A market strategy is the approach you take to deliver your product or service to a specific target market.  It consists of what are known as the “Four P’s” of marketing:  Product, Place, Promotion and Price. 

  •  Product is what you are delivering, a product or service, and must appeal to the needs of a target market. 
  • Place is the method of getting that product to market, such as the Web, social media, a retail outlet, network sales, or direct sales. 
  • Promotion is marketing programs aimed at capturing the attention of your target market and encouraging them to make a purchase or participate in your offer. 
  • Price usually refers to how much it will cost to purchase the product or service, but in some cases, the “price” is the time and actions necessary to participate in the offer (such as filling out a form, filing a claim, etc.).
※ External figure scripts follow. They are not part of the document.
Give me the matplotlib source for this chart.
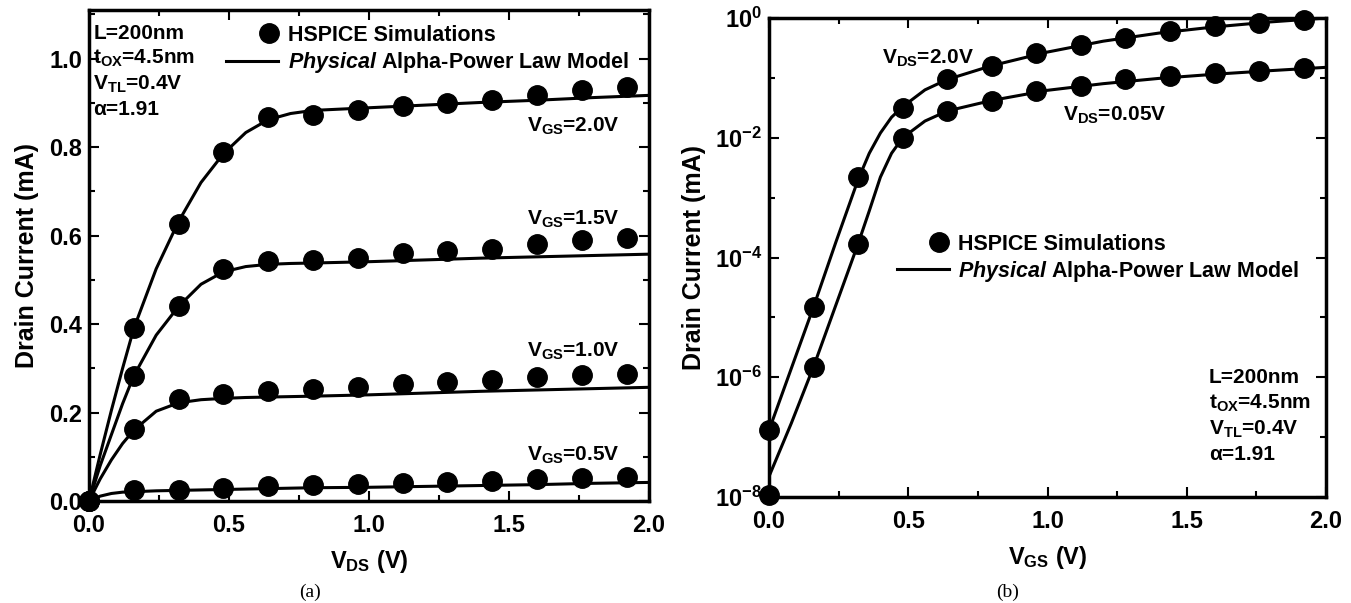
import numpy as np
import matplotlib
matplotlib.use('Agg')
import matplotlib.pyplot as plt
from matplotlib.lines import Line2D
from matplotlib.legend_handler import HandlerLine2D
from matplotlib.ticker import MultipleLocator, FixedLocator, NullFormatter, FormatStrFormatter

plt.rcParams['font.family'] = ['Liberation Sans', 'DejaVu Sans']
plt.rcParams['font.weight'] = 'bold'
plt.rcParams['mathtext.fontset'] = 'custom'
plt.rcParams['mathtext.rm'] = 'Liberation Sans:bold'
plt.rcParams['mathtext.it'] = 'Liberation Sans:bold:italic'
plt.rcParams['mathtext.bf'] = 'Liberation Sans:bold'
plt.rcParams['mathtext.default'] = 'rm'

# ---- (a) Id-Vds ----
vds_pts = [0.0, 0.16, 0.32, 0.48, 0.64, 0.80, 0.96, 1.12, 1.28, 1.44, 1.60, 1.76, 1.92]
id_vgs20 = [0.0, 0.39, 0.627, 0.788, 0.868, 0.873, 0.884, 0.892, 0.900, 0.907, 0.918, 0.929, 0.936]
id_vgs15 = [0.0, 0.283, 0.44, 0.525, 0.542, 0.545, 0.55, 0.56, 0.565, 0.57, 0.58, 0.59, 0.595]
id_vgs10 = [0.0, 0.162, 0.230, 0.241, 0.248, 0.253, 0.258, 0.264, 0.268, 0.273, 0.281, 0.285, 0.288]
id_vgs05 = [0.0, 0.024, 0.025, 0.030, 0.033, 0.036, 0.038, 0.040, 0.043, 0.046, 0.049, 0.052, 0.054]

vds_fit = [0, 0.04, 0.08, 0.12, 0.16, 0.24, 0.32, 0.40, 0.48, 0.56, 0.64, 0.72, 0.80, 1.0, 1.2, 1.4, 1.6, 1.8, 2.0]
fit20 = [0, 0.105, 0.205, 0.30, 0.39, 0.525, 0.632, 0.72, 0.785, 0.833, 0.862, 0.876, 0.883, 0.889, 0.895, 0.901, 0.906, 0.912, 0.917]
fit15 = [0, 0.08, 0.15, 0.22, 0.283, 0.375, 0.44, 0.49, 0.518, 0.530, 0.535, 0.537, 0.538, 0.541, 0.545, 0.549, 0.552, 0.555, 0.558]
fit10 = [0, 0.05, 0.093, 0.13, 0.16, 0.203, 0.222, 0.229, 0.232, 0.234, 0.235, 0.236, 0.237, 0.240, 0.244, 0.248, 0.251, 0.254, 0.257]
fit05 = [0, 0.011, 0.017, 0.020, 0.021, 0.023, 0.024, 0.025, 0.026, 0.027, 0.028, 0.029, 0.030, 0.031, 0.033, 0.035, 0.037, 0.040, 0.042]

vgs_labels = ['V$_{GS}$=2.0V', 'V$_{GS}$=1.5V', 'V$_{GS}$=1.0V', 'V$_{GS}$=0.5V']
vgs_label_y = [0.846, 0.637, 0.338, 0.104]

# ---- (b) Id-Vgs ----
vgs_pts = [0.0, 0.16, 0.32, 0.48, 0.64, 0.80, 0.96, 1.12, 1.28, 1.44, 1.60, 1.76, 1.92]
id_vds20 = [1.3e-7, 1.5e-5, 2.2e-3, 3.2e-2, 9.4e-2, 0.156, 0.26, 0.36, 0.47, 0.60, 0.73, 0.83, 0.94]
id_vds005 = [1.1e-8, 1.5e-6, 1.7e-4, 1.0e-2, 2.8e-2, 4.1e-2, 6.0e-2, 7.3e-2, 9.4e-2, 0.107, 0.12, 0.13, 0.147]

vgs_fit = [0, 0.08, 0.16, 0.24, 0.32, 0.36, 0.40, 0.44, 0.48, 0.56, 0.64, 0.80, 1.0, 1.2, 1.4, 1.6, 1.8, 2.0]
fit_vds20 = [1.3e-7, 1.4e-6, 1.5e-5, 1.8e-4, 2.0e-3, 5.5e-3, 1.2e-2, 2.2e-2, 3.3e-2, 6.3e-2, 9.4e-2, 0.16, 0.27, 0.41, 0.56, 0.71, 0.86, 1.0]
fit_vds005 = [2.2e-8, 1.7e-7, 1.5e-6, 1.6e-5, 1.7e-4, 6.0e-4, 2.2e-3, 5.5e-3, 1.0e-2, 1.9e-2, 2.8e-2, 4.2e-2, 6.2e-2, 8.0e-2, 9.8e-2, 0.115, 0.132, 0.15]

log_ticks = [1e-8, 1e-6, 1e-4, 1e-2, 1e0]
log_ticklabels = ['10$^{-8}$', '10$^{-6}$', '10$^{-4}$', '10$^{-2}$', '10$^{0}$']

params = ['L=200nm', 't$_{OX}$=4.5nm', 'V$_{TL}$=0.4V', 'α=1.91']
legend_labels = ['HSPICE Simulations', r'$\mathit{Physical}$ Alpha-Power Law Model']


class MarkerRight(HandlerLine2D):
    # single legend marker is drawn mid-way of xdata, so shift the span right
    def get_xdata(self, legend, xdescent, ydescent, width, height, fontsize):
        xd = np.array([0.64 * width - xdescent, width - xdescent])
        return xd, xd


def style_axis(ax):
    for sp in ax.spines.values():
        sp.set_linewidth(2.5)
    ax.tick_params(which='both', direction='in', top=True, right=True, width=1.5, labelsize=17)
    ax.tick_params(axis='x', pad=9)
    ax.tick_params(axis='y', pad=5)
    ax.tick_params(which='major', length=7)
    ax.tick_params(which='minor', length=4)
    for lbl in ax.get_xticklabels() + ax.get_yticklabels():
        lbl.set_weight('bold')


def add_legend(ax, anchor):
    h1 = Line2D([], [], marker='o', ls='none', color='k', ms=14)
    h2 = Line2D([], [], color='k', lw=2.2)
    ax.legend([h1, h2], legend_labels,
              loc='upper left', bbox_to_anchor=anchor, frameon=False, fontsize=15.5,
              handlelength=2.4, handletextpad=0.45, labelspacing=0.2, borderpad=0,
              borderaxespad=0, numpoints=1, handler_map={h1: MarkerRight()})


fig = plt.figure(figsize=(13.51, 6.03), dpi=100)

# panel (a)
ax1 = fig.add_axes([89 / 1351, 102 / 603, 560 / 1351, 491 / 603])
for fit in [fit20, fit15, fit10, fit05]:
    ax1.plot(vds_fit, fit, color='k', lw=2.2, zorder=2)
for pts in [id_vgs20, id_vgs15, id_vgs10, id_vgs05]:
    ax1.plot(vds_pts, pts, 'o', color='k', ms=14, zorder=3, clip_on=False)
ax1.set_xlim(0, 2.0)
ax1.set_ylim(0, 1.11)
ax1.xaxis.set_major_locator(MultipleLocator(0.5))
ax1.xaxis.set_minor_locator(MultipleLocator(0.25))
ax1.yaxis.set_major_locator(MultipleLocator(0.2))
ax1.yaxis.set_minor_locator(MultipleLocator(0.1))
ax1.xaxis.set_major_formatter(FormatStrFormatter('%.1f'))
ax1.yaxis.set_major_formatter(FormatStrFormatter('%.1f'))
style_axis(ax1)
ax1.set_ylabel('Drain Current (mA)', fontsize=18, fontweight='bold', labelpad=7)
ax1.set_xlabel('V$_{DS}$ (V)', fontsize=17, fontweight='bold', labelpad=8)
for lab, y in zip(vgs_labels, vgs_label_y):
    ax1.text(1.73, y, lab, fontsize=15, ha='center', va='center')
for i, p in enumerate(params):
    ax1.text(0.008, 0.953 - i * 0.052, p, transform=ax1.transAxes, fontsize=15, va='center')
add_legend(ax1, (0.245, 0.97))

# panel (b)
ax2 = fig.add_axes([769 / 1351, 106 / 603, 557 / 1351, 479 / 603])
ax2.set_yscale('log')
ax2.plot(vgs_fit, fit_vds20, color='k', lw=2.2, zorder=2)
ax2.plot(vgs_fit, fit_vds005, color='k', lw=2.2, zorder=2)
ax2.plot(vgs_pts, id_vds20, 'o', color='k', ms=14, zorder=3, clip_on=False)
ax2.plot(vgs_pts, id_vds005, 'o', color='k', ms=14, zorder=3, clip_on=False)
ax2.set_xlim(0, 2.0)
ax2.set_ylim(1e-8, 1.0)
ax2.xaxis.set_major_locator(MultipleLocator(0.5))
ax2.xaxis.set_minor_locator(MultipleLocator(0.25))
ax2.xaxis.set_major_formatter(FormatStrFormatter('%.1f'))
ax2.set_yticks(log_ticks)
ax2.set_yticklabels(log_ticklabels)
ax2.yaxis.set_minor_locator(FixedLocator([1e-7, 1e-5, 1e-3, 1e-1]))
ax2.yaxis.set_minor_formatter(NullFormatter())
style_axis(ax2)
ax2.set_ylabel('Drain Current (mA)', fontsize=18, fontweight='bold', labelpad=6)
ax2.set_xlabel('V$_{GS}$ (V)', fontsize=17, fontweight='bold', labelpad=8)
ax2.text(0.57, 0.21, 'V$_{DS}$=2.0V', fontsize=15, ha='center', va='center')
ax2.text(1.24, 0.024, 'V$_{DS}$=0.05V', fontsize=15, ha='center', va='center')
for i, p in enumerate(params):
    ax2.text(0.79, 0.25 - i * 0.054, p, transform=ax2.transAxes, fontsize=15, va='center')
add_legend(ax2, (0.23, 0.55))

fig.text(310 / 1351, 1 - 592 / 603, '(a)', fontsize=14, family='Liberation Serif', fontweight='normal', ha='center', va='center')
fig.text(1008 / 1351, 1 - 592 / 603, '(b)', fontsize=14, family='Liberation Serif', fontweight='normal', ha='center', va='center')

fig.savefig('out.png', dpi=100)
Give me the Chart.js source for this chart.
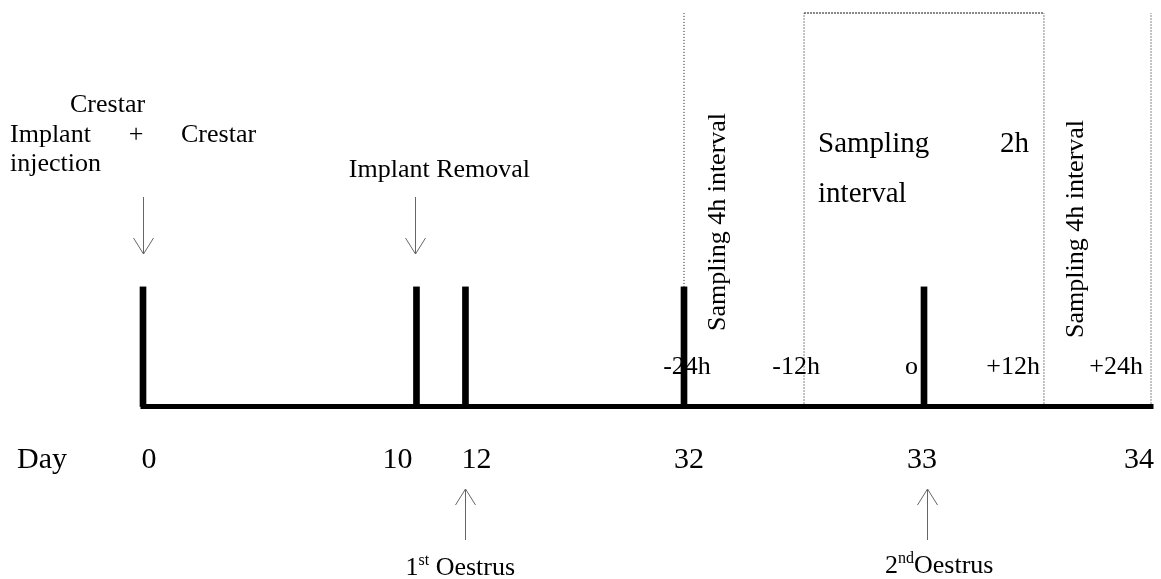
<!DOCTYPE html>
<html>
<head>
<meta charset="utf-8">
<script src="https://cdn.jsdelivr.net/npm/chart.js@4.4.1/dist/chart.umd.min.js"></script>
<style>
  html, body { margin: 0; padding: 0; background: #fff; }
  #wrap { width: 1161px; height: 579px; position: relative; }
</style>
</head>
<body>
<div id="wrap"><canvas id="timeline"></canvas></div>
<script>
// days shown under the axis and where they sit on the (non-linear) schematic axis, 0..100
const dayLabels = ["0", "10", "12", "32", "33", "34"];
const dayPos = [0, 27.13, 31.99, 53.67, 77.48, 100];
// days marked with a thick bar
const eventDays = ["0", "10", "12", "32", "33"];
// hours around the 2nd oestrus
const hourLabels = ["-24h", "-12h", "o", "+12h", "+24h"];
const hourPos = [53.67, 65.58, 77.48, 89.38, 100];
// sampling window boundaries (hour labels)
const samplingEdges = ["-24h", "-12h", "+12h", "+24h"];
const barHeight = 30.4;   // height of event bars, 0..100 of the plot
const windowTop = 100;    // top of sampling window lines

const posOfDay = d => dayPos[dayLabels.indexOf(d)];
const posOfHour = h => hourPos[hourLabels.indexOf(h)];

const serif = '"Liberation Serif", "Times New Roman", serif';
const lineCol = "#111";
const arrowCol = "#666";

function vline(x, y0, y1, dash, width) {
  return {
    type: "line",
    data: [{ x: x, y: y0 }, { x: x, y: y1 }],
    borderColor: lineCol,
    borderWidth: width || 1,
    borderDash: dash,
    pointRadius: 0,
    clip: false
  };
}

const datasets = [];

// baseline
datasets.push({
  type: "line",
  data: [{ x: 0, y: 0 }, { x: 100, y: 0 }],
  borderColor: "#000",
  borderWidth: 5,
  borderCapStyle: "square",
  pointRadius: 0,
  clip: false,
  order: 0
});

// event bars
datasets.push({
  type: "bar",
  data: eventDays.map(d => ({ x: posOfDay(d), y: barHeight })),
  backgroundColor: "#000",
  barThickness: 6,
  clip: false,
  order: 1
});

// sampling window lines
samplingEdges.forEach((h, i) => {
  const from = i === 0 ? barHeight : 0;
  datasets.push(vline(posOfHour(h), from, windowTop, [1, 2]));
});
// dashed top of the 2h box
datasets.push({
  type: "line",
  data: [{ x: posOfHour("-12h"), y: windowTop }, { x: posOfHour("+12h"), y: windowTop }],
  borderColor: lineCol,
  borderWidth: 1,
  borderDash: [2, 1],
  pointRadius: 0,
  clip: false
});

function arrow(ctx, x, yFrom, yTip) {
  const dir = yTip > yFrom ? 1 : -1;
  ctx.save();
  ctx.strokeStyle = arrowCol;
  ctx.lineWidth = 1;
  ctx.beginPath();
  ctx.moveTo(x + 0.5, yFrom);
  ctx.lineTo(x + 0.5, yTip);
  ctx.moveTo(x - 9.5, yTip - dir * 16);
  ctx.lineTo(x + 0.5, yTip);
  ctx.lineTo(x + 10.5, yTip - dir * 16);
  ctx.stroke();
  ctx.restore();
}

function text(ctx, s, x, y, size, align) {
  ctx.font = size + "px " + serif;
  ctx.textAlign = align || "left";
  ctx.fillText(s, x, y);
}

// "1st Oestrus" style label with superscript
function supText(ctx, base, sup, rest, x, y) {
  ctx.textAlign = "left";
  ctx.font = "26px " + serif;
  ctx.fillText(base, x, y);
  let cx = x + ctx.measureText(base).width;
  ctx.font = "16px " + serif;
  ctx.fillText(sup, cx, y - 10);
  cx += ctx.measureText(sup).width;
  ctx.font = "26px " + serif;
  ctx.fillText(rest, cx, y);
}

const labelsPlugin = {
  id: "labels",
  afterDatasetsDraw(chart) {
    const ctx = chart.ctx;
    const xs = chart.scales.x;
    const px = v => xs.getPixelForValue(v);
    ctx.save();
    ctx.fillStyle = "#000";
    ctx.textBaseline = "alphabetic";

    // day numbers under the axis
    const dayNudge = [6, -19, 11, 5, -2, -12];
    text(ctx, "Day", 17, 468, 30);
    dayLabels.forEach((d, i) => text(ctx, d, px(dayPos[i]) + dayNudge[i], 468, 30, "center"));

    // hour labels above the axis
    const hourNudge = [3, -8, -6, -4, -8];
    const hourAlign = ["center", "center", "right", "right", "right"];
    hourLabels.forEach((h, i) => text(ctx, h, px(hourPos[i]) + hourNudge[i], 374, 26, hourAlign[i]));

    // treatments
    const d0 = px(posOfDay("0"));
    text(ctx, "Crestar", d0 - 73, 112, 26);
    text(ctx, "Implant", 10, 142, 26);
    text(ctx, "+", d0 - 7, 142, 26, "center");
    text(ctx, "Crestar", d0 + 38, 142, 26);
    text(ctx, "injection", 10, 171, 26);
    arrow(ctx, Math.round(d0), 197, 254);

    const d10 = px(posOfDay("10"));
    text(ctx, "Implant Removal", d10 + 23, 177, 26, "center");
    arrow(ctx, Math.round(d10) - 1, 197, 254);

    // oestrus arrows
    const d12 = px(posOfDay("12"));
    arrow(ctx, Math.round(d12), 540, 489);
    supText(ctx, "1", "st", " Oestrus", d12 - 60, 575);

    const d33 = px(posOfDay("33"));
    arrow(ctx, Math.round(d33) + 3, 540, 489);
    supText(ctx, "2", "nd", "Oestrus", d33 - 39, 573);

    // sampling texts
    const hm12 = px(posOfHour("-12h"));
    const hp12 = px(posOfHour("+12h"));
    text(ctx, "Sampling", hm12 + 14, 152, 29);
    text(ctx, "2h", hp12 - 15, 152, 29, "right");
    text(ctx, "interval", hm12 + 14, 202, 29);

    const vert = (x, y) => {
      ctx.save();
      ctx.translate(x, y);
      ctx.rotate(-Math.PI / 2);
      text(ctx, "Sampling 4h interval", 0, 0, 26);
      ctx.restore();
    };
    vert(px(posOfHour("-24h")) + 41, 331);
    vert(hp12 + 39, 338);

    ctx.restore();
  }
};

new Chart(document.getElementById("timeline"), {
  type: "bar",
  data: { datasets: datasets },
  options: {
    responsive: true,
    maintainAspectRatio: false,
    animation: false,
    layout: { padding: { left: 143, right: 10, top: 13, bottom: 172.5 } },
    plugins: { legend: { display: false }, tooltip: { enabled: false } },
    scales: {
      x: { type: "linear", min: 0, max: 100, offset: false, display: false },
      y: { type: "linear", min: 0, max: 100, display: false }
    }
  },
  plugins: [labelsPlugin]
});
</script>
</body>
</html>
What is a Market Position?

In contrast, a market position is the perception of your company, product, or service in the minds of prospects in a specific target market.  Perception is a combination of facts, beliefs, emotions, and opinions — which means it’s a tricky thing.  If you don’t manage it consciously and purposefully, you will leave the perception either in the hands of the marketplace, or worse, in the control of your competitors.

What is Positioning?

Positioning is the art of managing perception, using tried-and-tested tools and processes.  The outcome of the positioning process is a market position that takes all the elements of a market strategy and integrates them into an easily articulated, defensible, and differentiated position in your target market.  Positioning is a dynamic, living thing, and although the marketer can create a market position for a particular company, product, or service, it will continually need to be revisited and validated as market conditions change.